▶ **AIM OF THE TASK**: Write out the listing below without alteration, omitting its pictures.

▶ **RECORDED INFORMATION**:
········

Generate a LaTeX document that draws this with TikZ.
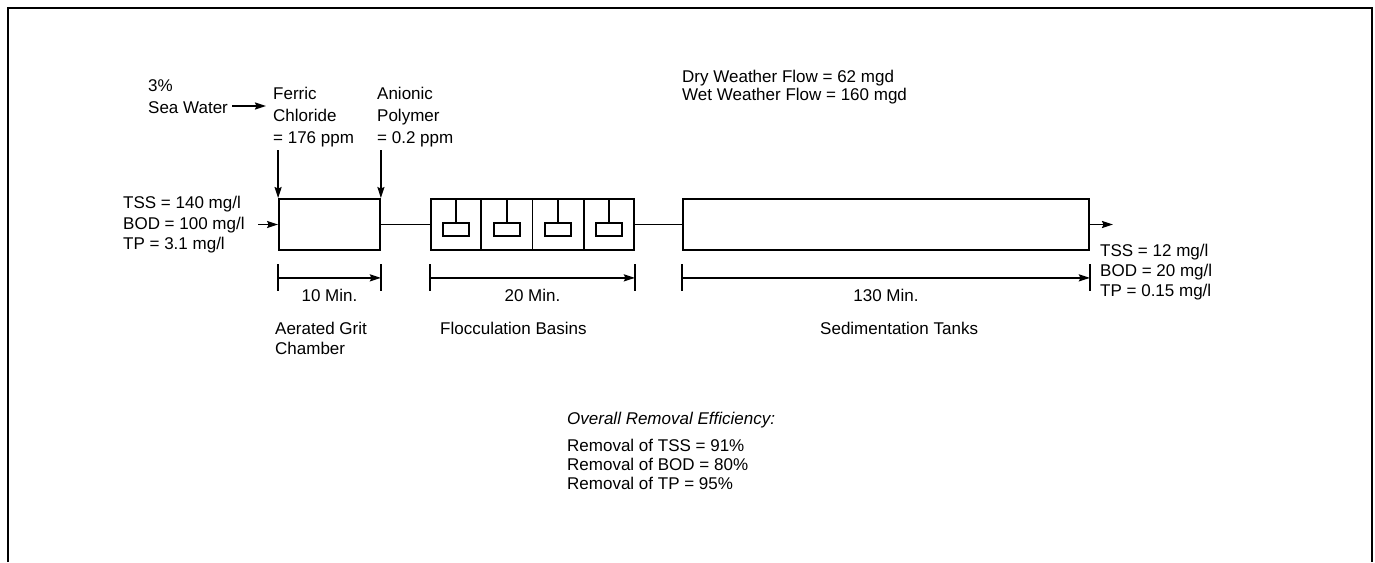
\documentclass[tikz,border=0pt]{standalone}
\usepackage{fontspec}
\setmainfont{Liberation Sans}
\usetikzlibrary{arrows.meta,positioning,calc}

\begin{document}
\begin{tikzpicture}[x=1pt,y=-1pt,font=\fontsize{17}{20}\selectfont,>={Stealth[length=11pt,width=7pt,inset=1.5pt]},
  tank/.style={draw,line width=1.8pt,inner sep=0pt},
  paddle/.style={draw,line width=1.8pt,minimum width=26pt,minimum height=13pt,inner sep=0pt},
  pipe/.style={line width=1.8pt},
  lbl/.style={inner sep=0pt,align=left,anchor=north west}]
\useasboundingbox (0,0) rectangle (1375,562);
\draw[line width=2pt] (8,562)--(8,8)--(1372,8)--(1372,562);
% tanks
\node[tank,minimum width=101pt,minimum height=51pt] (grit) at (329.5,224.5) {};
\node[tank,minimum width=203pt,minimum height=51pt] (floc) at (532.5,224.5) {};
\node[tank,minimum width=406pt,minimum height=51pt] (sed) at (886,224.5) {};
\foreach \i in {1,2,3}
  \draw[pipe] ($(floc.north west)!\i/4!(floc.north east)$) -- ($(floc.south west)!\i/4!(floc.south east)$);
\foreach \i [evaluate=\i as \f using (2*\i-1)/8] in {1,...,4}{
  \node[paddle] (pad\i) at ($(floc.north west)!\f!(floc.north east)+(0,31.5)$) {};
  \draw[pipe] (pad\i.north) -- (pad\i.north |- floc.north);
}
% flow line
\coordinate (in) at (258,224.5);\coordinate (out) at (1113,224.5);
\draw[pipe,->] (in)--(grit.west);
\draw[pipe] (grit.east)--(floc.west);
\draw[pipe] (floc.east)--(sed.west);
\draw[pipe,->] (sed.east)--(out);
% dosing
\node[lbl] (seawater) at (148,79) {3\%\\[2pt]Sea Water};
\node[lbl] (ferric) at (273,87) {Ferric\\[2pt]Chloride\\[2pt]= 176 ppm};
\node[lbl] (polymer) at (377,87) {Anionic\\[2pt]Polymer\\[2pt]= 0.2 ppm};
\coordinate (sw) at (232,106);
\draw[pipe,->,shorten >=7pt] (sw)--(ferric.west |- sw);
\coordinate (dose1) at (grit.north west |- 0,150);\coordinate (dose2) at (grit.north east |- 0,150);
\draw[pipe,->] (dose1)--(grit.north west);
\draw[pipe,->] (dose2)--(grit.north east);
% detention times
\foreach \t/\m in {grit/10 Min.,floc/20 Min.,sed/130 Min.}{
  \coordinate (\t-l) at ([yshift=-27pt]\t.south west);
  \coordinate (\t-r) at ([yshift=-27pt]\t.south east);
  \draw[pipe] ([yshift=13.5pt]\t-l)--([yshift=-13.5pt]\t-l);
  \draw[pipe] ([yshift=13.5pt]\t-r)--([yshift=-13.5pt]\t-r);
  \draw[pipe,->] (\t-l)--node[below=10pt,inner sep=0pt]{\m} (\t-r);
}
\node[lbl] (gritname) at (275,322) {Aerated Grit\\Chamber};
\node[lbl] (flocname) at (440,322) {Flocculation Basins};
\node[lbl] (sedname) at (820,322) {Sedimentation Tanks};
% water quality
\node[lbl] (influent) at (123,196) {TSS = 140 mg/l\\[0.5pt]BOD = 100 mg/l\\[0.5pt]TP = 3.1 mg/l};
\node[lbl] (effluent) at (1100,244) {TSS = 12 mg/l\\BOD = 20 mg/l\\TP = 0.15 mg/l};
\node[lbl] (flow) at (682,70) {Dry Weather Flow = 62 mgd\\[-2pt]Wet Weather Flow = 160 mgd};
\node[lbl,font=\fontsize{17}{20}\selectfont\itshape] (effhead) at (567,412) {Overall Removal Efficiency:};
\node[lbl,below=11pt of effhead.south west,anchor=north west,font=\fontsize{17}{19}\selectfont] (effrem) {Removal of TSS = 91\%\\Removal of BOD = 80\%\\Removal of TP = 95\%};
\end{tikzpicture}
\end{document}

········

▶ **OUTPUT**:
Generate a LaTeX document that draws this with TikZ.
\documentclass[tikz,border=0pt]{standalone}
\usepackage{fontspec}
\setmainfont{Liberation Sans}
\usetikzlibrary{arrows.meta,positioning,calc}

\begin{document}
\begin{tikzpicture}[x=1pt,y=-1pt,font=\fontsize{17}{20}\selectfont,>={Stealth[length=11pt,width=7pt,inset=1.5pt]},
  tank/.style={draw,line width=1.8pt,inner sep=0pt},
  paddle/.style={draw,line width=1.8pt,minimum width=26pt,minimum height=13pt,inner sep=0pt},
  pipe/.style={line width=1.8pt},
  lbl/.style={inner sep=0pt,align=left,anchor=north west}]
\useasboundingbox (0,0) rectangle (1375,562);
\draw[line width=2pt] (8,562)--(8,8)--(1372,8)--(1372,562);
% tanks
\node[tank,minimum width=101pt,minimum height=51pt] (grit) at (329.5,224.5) {};
\node[tank,minimum width=203pt,minimum height=51pt] (floc) at (532.5,224.5) {};
\node[tank,minimum width=406pt,minimum height=51pt] (sed) at (886,224.5) {};
\foreach \i in {1,2,3}
  \draw[pipe] ($(floc.north west)!\i/4!(floc.north east)$) -- ($(floc.south west)!\i/4!(floc.south east)$);
\foreach \i [evaluate=\i as \f using (2*\i-1)/8] in {1,...,4}{
  \node[paddle] (pad\i) at ($(floc.north west)!\f!(floc.north east)+(0,31.5)$) {};
  \draw[pipe] (pad\i.north) -- (pad\i.north |- floc.north);
}
% flow line
\coordinate (in) at (258,224.5);\coordinate (out) at (1113,224.5);
\draw[pipe,->] (in)--(grit.west);
\draw[pipe] (grit.east)--(floc.west);
\draw[pipe] (floc.east)--(sed.west);
\draw[pipe,->] (sed.east)--(out);
% dosing
\node[lbl] (seawater) at (148,79) {3\%\\[2pt]Sea Water};
\node[lbl] (ferric) at (273,87) {Ferric\\[2pt]Chloride\\[2pt]= 176 ppm};
\node[lbl] (polymer) at (377,87) {Anionic\\[2pt]Polymer\\[2pt]= 0.2 ppm};
\coordinate (sw) at (232,106);
\draw[pipe,->,shorten >=7pt] (sw)--(ferric.west |- sw);
\coordinate (dose1) at (grit.north west |- 0,150);\coordinate (dose2) at (grit.north east |- 0,150);
\draw[pipe,->] (dose1)--(grit.north west);
\draw[pipe,->] (dose2)--(grit.north east);
% detention times
\foreach \t/\m in {grit/10 Min.,floc/20 Min.,sed/130 Min.}{
  \coordinate (\t-l) at ([yshift=-27pt]\t.south west);
  \coordinate (\t-r) at ([yshift=-27pt]\t.south east);
  \draw[pipe] ([yshift=13.5pt]\t-l)--([yshift=-13.5pt]\t-l);
  \draw[pipe] ([yshift=13.5pt]\t-r)--([yshift=-13.5pt]\t-r);
  \draw[pipe,->] (\t-l)--node[below=10pt,inner sep=0pt]{\m} (\t-r);
}
\node[lbl] (gritname) at (275,322) {Aerated Grit\\Chamber};
\node[lbl] (flocname) at (440,322) {Flocculation Basins};
\node[lbl] (sedname) at (820,322) {Sedimentation Tanks};
% water quality
\node[lbl] (influent) at (123,196) {TSS = 140 mg/l\\[0.5pt]BOD = 100 mg/l\\[0.5pt]TP = 3.1 mg/l};
\node[lbl] (effluent) at (1100,244) {TSS = 12 mg/l\\BOD = 20 mg/l\\TP = 0.15 mg/l};
\node[lbl] (flow) at (682,70) {Dry Weather Flow = 62 mgd\\[-2pt]Wet Weather Flow = 160 mgd};
\node[lbl,font=\fontsize{17}{20}\selectfont\itshape] (effhead) at (567,412) {Overall Removal Efficiency:};
\node[lbl,below=11pt of effhead.south west,anchor=north west,font=\fontsize{17}{19}\selectfont] (effrem) {Removal of TSS = 91\%\\Removal of BOD = 80\%\\Removal of TP = 95\%};
\end{tikzpicture}
\end{document}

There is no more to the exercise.